** start **

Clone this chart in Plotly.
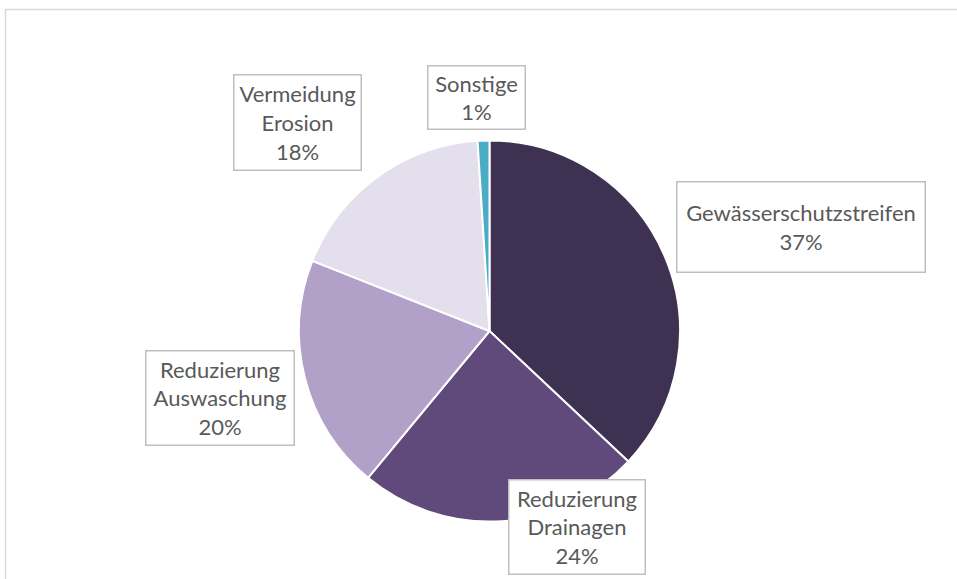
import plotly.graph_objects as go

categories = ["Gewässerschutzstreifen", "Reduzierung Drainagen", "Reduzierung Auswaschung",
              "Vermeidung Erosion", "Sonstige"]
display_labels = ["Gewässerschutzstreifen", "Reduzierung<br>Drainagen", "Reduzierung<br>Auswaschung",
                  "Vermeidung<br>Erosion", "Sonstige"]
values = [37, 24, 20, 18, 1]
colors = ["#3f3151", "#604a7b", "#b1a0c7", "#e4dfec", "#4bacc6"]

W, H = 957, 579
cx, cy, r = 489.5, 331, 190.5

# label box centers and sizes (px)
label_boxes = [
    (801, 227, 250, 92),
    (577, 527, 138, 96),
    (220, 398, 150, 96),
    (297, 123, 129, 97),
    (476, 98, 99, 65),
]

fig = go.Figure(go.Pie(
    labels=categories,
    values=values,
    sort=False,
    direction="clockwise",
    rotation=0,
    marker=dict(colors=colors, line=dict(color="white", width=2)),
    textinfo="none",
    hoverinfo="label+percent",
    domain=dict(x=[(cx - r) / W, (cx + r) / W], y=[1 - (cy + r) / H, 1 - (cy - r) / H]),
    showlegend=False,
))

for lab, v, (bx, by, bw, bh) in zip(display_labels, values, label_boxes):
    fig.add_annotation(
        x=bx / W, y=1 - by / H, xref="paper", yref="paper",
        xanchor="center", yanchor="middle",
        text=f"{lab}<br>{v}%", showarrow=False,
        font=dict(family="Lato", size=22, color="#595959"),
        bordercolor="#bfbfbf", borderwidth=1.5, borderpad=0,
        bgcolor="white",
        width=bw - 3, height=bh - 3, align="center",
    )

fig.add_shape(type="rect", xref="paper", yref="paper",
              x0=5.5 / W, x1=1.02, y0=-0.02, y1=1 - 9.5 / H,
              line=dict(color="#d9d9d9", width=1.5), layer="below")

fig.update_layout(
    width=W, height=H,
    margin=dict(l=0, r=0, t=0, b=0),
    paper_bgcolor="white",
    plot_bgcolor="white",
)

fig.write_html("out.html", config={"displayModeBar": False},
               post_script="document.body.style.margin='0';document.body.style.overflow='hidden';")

** end **

[TASK DIRECTIONS] From the first line above down to the line with "cx, cy, r = 489.5, 331, 190.5", reproduce every line and no others, omitting pictures.

[EXERCISE RESULT]
Clone this chart in Plotly.
import plotly.graph_objects as go

categories = ["Gewässerschutzstreifen", "Reduzierung Drainagen", "Reduzierung Auswaschung",
              "Vermeidung Erosion", "Sonstige"]
display_labels = ["Gewässerschutzstreifen", "Reduzierung<br>Drainagen", "Reduzierung<br>Auswaschung",
                  "Vermeidung<br>Erosion", "Sonstige"]
values = [37, 24, 20, 18, 1]
colors = ["#3f3151", "#604a7b", "#b1a0c7", "#e4dfec", "#4bacc6"]

W, H = 957, 579
cx, cy, r = 489.5, 331, 190.5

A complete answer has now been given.